#### PROBLEM TO WORK ON:
Copy only what lies from the line containing "Rebuild this chart" through the line containing "import plotly.graph_objects as go" in the entries below, keeping both end lines exact and dropping every picture.

#### MATERIALS PROVIDED:

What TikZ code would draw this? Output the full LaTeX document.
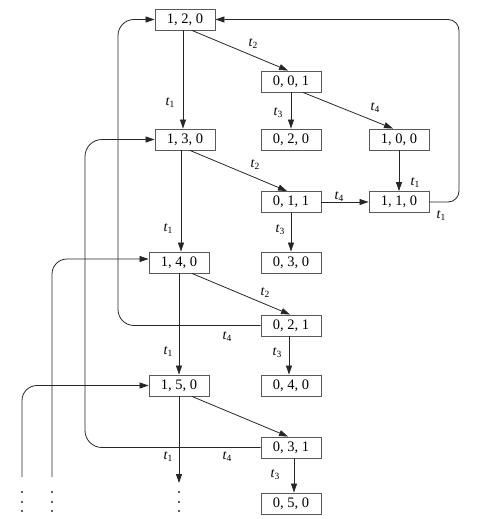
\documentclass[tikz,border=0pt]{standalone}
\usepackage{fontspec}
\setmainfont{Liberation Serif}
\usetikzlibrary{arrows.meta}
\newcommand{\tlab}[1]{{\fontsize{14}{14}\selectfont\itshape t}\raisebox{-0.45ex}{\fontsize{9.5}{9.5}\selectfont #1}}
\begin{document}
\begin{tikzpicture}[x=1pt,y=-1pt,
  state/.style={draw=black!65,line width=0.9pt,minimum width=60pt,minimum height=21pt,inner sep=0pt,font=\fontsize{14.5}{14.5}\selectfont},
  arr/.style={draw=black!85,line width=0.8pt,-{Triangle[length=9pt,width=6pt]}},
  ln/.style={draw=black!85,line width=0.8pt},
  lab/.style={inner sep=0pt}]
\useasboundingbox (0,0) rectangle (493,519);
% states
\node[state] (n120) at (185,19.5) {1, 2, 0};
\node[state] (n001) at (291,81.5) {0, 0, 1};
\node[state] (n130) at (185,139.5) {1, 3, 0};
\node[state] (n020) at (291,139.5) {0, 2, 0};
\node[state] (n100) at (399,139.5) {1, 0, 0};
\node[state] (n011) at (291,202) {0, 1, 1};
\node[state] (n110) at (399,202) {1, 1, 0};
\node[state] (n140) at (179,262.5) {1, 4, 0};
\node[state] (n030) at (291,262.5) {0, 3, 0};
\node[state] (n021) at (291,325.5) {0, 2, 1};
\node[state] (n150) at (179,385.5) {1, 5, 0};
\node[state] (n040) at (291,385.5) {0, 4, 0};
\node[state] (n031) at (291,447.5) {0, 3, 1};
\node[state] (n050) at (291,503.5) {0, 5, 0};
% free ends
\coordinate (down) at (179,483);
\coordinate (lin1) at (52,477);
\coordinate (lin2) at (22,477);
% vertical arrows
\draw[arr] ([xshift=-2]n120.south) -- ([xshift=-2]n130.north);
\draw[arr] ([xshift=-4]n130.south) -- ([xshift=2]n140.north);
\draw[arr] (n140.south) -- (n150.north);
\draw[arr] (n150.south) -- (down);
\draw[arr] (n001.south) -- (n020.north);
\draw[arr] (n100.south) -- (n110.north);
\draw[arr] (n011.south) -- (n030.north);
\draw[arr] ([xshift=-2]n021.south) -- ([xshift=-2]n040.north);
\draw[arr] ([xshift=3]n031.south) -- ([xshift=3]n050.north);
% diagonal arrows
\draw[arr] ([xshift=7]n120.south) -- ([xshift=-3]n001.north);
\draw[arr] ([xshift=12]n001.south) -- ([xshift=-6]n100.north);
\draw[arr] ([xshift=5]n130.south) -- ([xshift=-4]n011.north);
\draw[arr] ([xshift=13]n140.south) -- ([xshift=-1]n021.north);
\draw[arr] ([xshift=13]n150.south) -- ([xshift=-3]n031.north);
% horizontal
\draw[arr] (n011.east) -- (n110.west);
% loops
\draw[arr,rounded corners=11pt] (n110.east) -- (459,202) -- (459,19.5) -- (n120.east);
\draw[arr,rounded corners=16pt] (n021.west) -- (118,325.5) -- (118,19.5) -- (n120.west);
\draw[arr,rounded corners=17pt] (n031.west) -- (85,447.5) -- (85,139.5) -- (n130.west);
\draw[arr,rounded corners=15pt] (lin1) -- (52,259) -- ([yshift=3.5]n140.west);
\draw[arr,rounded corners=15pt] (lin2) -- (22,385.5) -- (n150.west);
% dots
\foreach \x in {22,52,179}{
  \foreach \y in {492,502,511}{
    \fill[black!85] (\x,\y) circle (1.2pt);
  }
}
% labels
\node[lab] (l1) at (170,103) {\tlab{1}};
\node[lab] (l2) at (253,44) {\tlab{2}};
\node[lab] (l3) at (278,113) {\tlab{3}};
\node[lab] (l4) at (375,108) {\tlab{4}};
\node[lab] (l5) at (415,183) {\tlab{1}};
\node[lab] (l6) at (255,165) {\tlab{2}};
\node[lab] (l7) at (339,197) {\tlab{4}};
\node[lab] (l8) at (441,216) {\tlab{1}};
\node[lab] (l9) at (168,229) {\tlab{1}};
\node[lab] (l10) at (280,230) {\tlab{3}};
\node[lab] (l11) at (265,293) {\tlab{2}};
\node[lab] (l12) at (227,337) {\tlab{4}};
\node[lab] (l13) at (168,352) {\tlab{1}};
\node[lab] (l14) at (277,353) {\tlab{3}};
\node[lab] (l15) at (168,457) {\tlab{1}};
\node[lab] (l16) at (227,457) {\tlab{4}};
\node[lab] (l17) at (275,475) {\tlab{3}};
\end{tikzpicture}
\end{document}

==

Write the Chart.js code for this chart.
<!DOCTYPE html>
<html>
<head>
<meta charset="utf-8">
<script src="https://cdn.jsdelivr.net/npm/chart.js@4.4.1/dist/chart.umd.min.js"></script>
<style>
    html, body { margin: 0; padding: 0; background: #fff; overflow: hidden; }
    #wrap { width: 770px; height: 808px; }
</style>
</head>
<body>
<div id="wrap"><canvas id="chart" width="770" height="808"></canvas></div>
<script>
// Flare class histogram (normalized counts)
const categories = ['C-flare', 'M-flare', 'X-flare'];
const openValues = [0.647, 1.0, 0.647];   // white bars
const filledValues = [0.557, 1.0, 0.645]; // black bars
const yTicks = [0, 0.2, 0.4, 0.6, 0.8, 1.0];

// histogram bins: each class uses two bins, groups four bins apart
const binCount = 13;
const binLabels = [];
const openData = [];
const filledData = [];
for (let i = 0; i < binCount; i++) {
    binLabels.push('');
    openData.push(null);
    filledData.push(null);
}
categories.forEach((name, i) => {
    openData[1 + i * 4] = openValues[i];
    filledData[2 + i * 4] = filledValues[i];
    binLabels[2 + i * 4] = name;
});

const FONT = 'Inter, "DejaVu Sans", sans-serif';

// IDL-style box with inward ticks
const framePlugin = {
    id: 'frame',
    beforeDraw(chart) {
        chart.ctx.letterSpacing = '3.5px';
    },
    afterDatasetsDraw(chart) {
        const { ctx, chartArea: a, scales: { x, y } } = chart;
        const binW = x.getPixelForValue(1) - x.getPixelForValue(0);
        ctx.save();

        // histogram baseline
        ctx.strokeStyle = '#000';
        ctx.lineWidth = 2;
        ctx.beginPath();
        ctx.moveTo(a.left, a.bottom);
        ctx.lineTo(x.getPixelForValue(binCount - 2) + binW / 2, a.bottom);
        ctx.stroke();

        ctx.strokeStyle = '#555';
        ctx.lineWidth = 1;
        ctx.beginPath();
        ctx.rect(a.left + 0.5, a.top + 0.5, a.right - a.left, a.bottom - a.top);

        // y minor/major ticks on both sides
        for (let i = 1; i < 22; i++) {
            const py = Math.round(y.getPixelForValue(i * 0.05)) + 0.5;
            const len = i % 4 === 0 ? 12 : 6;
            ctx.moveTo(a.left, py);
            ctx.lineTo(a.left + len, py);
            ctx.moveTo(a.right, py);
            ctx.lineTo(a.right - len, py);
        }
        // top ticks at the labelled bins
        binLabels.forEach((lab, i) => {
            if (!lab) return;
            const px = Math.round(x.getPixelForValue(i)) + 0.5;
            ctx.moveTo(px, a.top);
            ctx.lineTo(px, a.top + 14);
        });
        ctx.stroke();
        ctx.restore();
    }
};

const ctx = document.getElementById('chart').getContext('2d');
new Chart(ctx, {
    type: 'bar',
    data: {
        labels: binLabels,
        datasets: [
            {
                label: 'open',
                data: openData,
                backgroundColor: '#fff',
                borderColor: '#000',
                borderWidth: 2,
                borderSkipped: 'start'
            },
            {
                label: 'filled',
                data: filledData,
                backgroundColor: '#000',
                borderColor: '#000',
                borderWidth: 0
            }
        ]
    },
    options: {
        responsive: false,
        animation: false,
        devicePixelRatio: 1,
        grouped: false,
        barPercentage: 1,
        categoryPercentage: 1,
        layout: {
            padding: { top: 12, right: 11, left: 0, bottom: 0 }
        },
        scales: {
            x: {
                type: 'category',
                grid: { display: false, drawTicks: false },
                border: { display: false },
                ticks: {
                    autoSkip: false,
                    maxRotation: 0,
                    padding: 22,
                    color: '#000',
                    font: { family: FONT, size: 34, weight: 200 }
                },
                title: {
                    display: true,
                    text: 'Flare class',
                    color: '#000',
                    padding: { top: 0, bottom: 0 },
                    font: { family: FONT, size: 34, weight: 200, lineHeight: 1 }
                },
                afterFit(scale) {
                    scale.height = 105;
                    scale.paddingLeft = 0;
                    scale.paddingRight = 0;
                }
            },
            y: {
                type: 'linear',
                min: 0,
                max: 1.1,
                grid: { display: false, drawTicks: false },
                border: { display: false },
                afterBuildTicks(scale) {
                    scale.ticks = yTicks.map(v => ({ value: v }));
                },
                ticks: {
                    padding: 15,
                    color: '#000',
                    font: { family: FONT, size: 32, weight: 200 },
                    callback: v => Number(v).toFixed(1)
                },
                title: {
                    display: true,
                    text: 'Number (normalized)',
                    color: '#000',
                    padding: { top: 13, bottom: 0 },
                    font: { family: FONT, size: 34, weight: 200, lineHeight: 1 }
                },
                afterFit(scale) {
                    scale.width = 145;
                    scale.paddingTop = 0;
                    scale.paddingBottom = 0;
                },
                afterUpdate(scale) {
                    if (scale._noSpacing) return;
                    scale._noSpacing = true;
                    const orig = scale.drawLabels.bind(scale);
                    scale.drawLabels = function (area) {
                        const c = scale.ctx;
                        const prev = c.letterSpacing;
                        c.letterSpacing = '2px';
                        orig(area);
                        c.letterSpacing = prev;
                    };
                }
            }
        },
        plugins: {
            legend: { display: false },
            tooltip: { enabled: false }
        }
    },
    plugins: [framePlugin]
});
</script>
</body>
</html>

---

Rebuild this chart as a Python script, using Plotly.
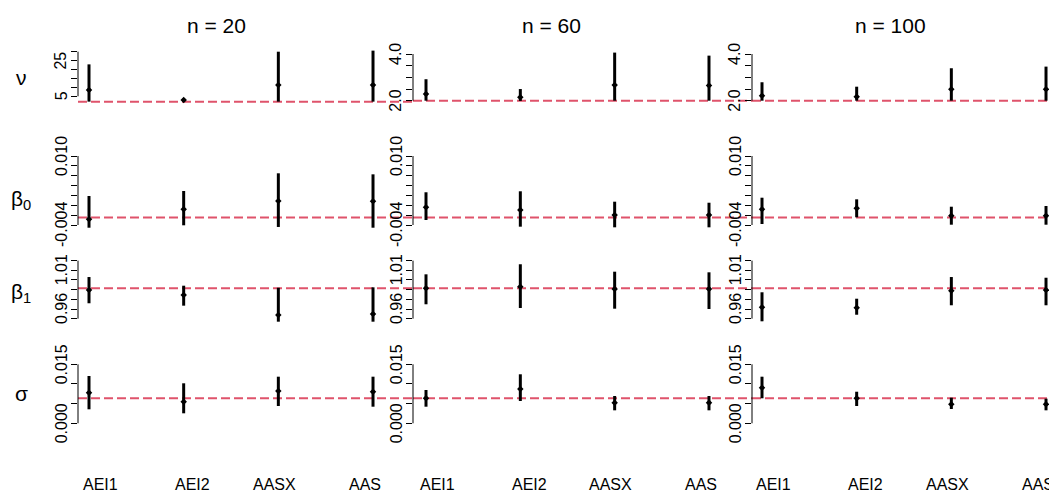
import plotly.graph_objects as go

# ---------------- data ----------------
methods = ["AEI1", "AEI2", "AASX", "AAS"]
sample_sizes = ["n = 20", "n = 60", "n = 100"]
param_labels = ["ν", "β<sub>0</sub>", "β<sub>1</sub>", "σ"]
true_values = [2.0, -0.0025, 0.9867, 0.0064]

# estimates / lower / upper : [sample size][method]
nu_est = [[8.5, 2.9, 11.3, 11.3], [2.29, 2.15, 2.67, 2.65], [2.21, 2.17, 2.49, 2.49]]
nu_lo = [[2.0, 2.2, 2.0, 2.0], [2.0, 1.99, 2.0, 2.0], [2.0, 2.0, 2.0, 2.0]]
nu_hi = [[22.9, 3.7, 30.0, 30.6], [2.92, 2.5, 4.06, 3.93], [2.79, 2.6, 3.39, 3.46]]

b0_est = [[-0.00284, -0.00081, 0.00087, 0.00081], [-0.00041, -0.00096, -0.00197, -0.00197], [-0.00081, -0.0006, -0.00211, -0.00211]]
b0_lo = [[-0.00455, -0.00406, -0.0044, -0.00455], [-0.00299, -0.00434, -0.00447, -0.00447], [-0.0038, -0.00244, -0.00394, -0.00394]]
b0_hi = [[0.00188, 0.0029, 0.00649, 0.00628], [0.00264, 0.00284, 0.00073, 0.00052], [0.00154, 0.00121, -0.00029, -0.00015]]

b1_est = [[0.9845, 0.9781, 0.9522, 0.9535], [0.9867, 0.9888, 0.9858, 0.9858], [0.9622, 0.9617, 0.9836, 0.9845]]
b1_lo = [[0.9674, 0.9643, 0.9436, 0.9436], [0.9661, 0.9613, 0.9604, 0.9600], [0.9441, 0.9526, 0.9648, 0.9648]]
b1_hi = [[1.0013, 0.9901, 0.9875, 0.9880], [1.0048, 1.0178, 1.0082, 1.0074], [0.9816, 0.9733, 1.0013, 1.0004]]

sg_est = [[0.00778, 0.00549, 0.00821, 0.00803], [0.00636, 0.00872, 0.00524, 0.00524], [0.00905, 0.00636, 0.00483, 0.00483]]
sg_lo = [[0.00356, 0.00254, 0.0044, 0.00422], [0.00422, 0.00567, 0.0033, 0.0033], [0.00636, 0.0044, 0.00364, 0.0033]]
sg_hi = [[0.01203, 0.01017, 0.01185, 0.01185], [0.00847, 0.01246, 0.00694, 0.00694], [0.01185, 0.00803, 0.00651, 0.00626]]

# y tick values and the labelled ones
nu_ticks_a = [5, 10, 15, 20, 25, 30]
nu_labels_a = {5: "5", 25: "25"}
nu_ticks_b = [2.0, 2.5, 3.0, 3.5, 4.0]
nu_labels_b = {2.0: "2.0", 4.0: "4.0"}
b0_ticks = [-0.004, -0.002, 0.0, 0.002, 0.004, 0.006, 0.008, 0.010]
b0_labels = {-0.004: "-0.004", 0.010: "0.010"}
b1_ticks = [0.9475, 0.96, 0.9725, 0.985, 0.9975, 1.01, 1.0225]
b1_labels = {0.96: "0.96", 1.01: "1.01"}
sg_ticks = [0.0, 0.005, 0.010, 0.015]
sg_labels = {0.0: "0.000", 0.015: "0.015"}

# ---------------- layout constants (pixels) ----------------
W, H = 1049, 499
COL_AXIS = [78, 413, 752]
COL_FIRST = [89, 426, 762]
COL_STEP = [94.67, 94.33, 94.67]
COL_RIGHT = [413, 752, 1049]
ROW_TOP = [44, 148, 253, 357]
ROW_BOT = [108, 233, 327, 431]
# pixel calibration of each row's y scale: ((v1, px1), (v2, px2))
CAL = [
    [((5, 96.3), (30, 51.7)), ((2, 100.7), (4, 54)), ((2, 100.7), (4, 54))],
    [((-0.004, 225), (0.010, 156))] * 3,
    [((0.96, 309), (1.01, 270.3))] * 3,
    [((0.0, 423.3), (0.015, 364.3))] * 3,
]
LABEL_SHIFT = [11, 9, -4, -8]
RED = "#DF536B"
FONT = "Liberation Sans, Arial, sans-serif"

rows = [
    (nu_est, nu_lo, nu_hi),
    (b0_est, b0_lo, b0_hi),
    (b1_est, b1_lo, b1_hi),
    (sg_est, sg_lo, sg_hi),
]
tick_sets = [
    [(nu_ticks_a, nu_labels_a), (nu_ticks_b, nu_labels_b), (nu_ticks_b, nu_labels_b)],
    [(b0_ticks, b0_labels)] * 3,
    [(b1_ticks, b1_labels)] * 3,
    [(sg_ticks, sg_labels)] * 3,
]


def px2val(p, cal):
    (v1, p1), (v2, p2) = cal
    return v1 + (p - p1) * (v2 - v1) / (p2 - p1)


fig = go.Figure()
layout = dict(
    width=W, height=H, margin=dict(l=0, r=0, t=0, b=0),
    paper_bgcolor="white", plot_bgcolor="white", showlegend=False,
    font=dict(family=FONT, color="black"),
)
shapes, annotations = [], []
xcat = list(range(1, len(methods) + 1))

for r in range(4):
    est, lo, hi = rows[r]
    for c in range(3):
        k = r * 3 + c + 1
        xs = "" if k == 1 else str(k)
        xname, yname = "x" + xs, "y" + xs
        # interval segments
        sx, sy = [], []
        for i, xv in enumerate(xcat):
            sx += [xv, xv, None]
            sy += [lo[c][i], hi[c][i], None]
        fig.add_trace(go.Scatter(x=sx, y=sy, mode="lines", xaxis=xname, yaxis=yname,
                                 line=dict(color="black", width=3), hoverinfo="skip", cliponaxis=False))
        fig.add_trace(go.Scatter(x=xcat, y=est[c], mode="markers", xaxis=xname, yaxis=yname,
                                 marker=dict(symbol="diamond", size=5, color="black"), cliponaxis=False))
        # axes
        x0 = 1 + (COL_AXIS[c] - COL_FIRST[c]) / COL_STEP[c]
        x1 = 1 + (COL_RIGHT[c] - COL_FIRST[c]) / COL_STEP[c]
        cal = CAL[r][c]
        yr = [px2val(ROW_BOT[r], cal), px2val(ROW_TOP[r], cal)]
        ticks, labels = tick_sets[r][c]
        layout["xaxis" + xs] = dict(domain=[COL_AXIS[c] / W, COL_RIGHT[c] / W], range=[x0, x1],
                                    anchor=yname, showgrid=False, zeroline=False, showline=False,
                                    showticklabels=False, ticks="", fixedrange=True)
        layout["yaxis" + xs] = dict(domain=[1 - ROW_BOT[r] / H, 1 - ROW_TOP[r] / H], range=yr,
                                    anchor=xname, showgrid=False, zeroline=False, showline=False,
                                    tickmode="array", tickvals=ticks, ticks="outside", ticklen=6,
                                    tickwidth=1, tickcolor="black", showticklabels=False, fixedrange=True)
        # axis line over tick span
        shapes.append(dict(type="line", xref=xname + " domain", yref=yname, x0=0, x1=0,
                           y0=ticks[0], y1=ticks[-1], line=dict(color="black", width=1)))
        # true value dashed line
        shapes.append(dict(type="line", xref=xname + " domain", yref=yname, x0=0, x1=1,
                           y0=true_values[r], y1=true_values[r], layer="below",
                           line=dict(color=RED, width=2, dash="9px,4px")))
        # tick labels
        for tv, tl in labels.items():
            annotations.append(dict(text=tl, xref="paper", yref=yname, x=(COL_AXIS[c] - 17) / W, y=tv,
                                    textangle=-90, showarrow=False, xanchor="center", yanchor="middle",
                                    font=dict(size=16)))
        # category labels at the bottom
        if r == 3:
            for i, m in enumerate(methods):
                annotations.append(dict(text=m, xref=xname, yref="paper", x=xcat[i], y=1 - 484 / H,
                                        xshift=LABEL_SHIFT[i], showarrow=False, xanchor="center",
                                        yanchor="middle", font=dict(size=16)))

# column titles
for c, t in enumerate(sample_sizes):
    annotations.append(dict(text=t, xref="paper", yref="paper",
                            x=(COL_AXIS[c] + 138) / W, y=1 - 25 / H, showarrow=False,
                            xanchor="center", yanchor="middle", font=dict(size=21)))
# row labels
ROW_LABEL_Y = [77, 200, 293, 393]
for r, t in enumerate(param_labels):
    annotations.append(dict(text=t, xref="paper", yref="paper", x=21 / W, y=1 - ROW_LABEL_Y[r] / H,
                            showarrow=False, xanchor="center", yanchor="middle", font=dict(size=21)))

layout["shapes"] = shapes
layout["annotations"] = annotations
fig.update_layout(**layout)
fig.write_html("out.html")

#### RESULT FOR THIS TASK:
Rebuild this chart as a Python script, using Plotly.
import plotly.graph_objects as go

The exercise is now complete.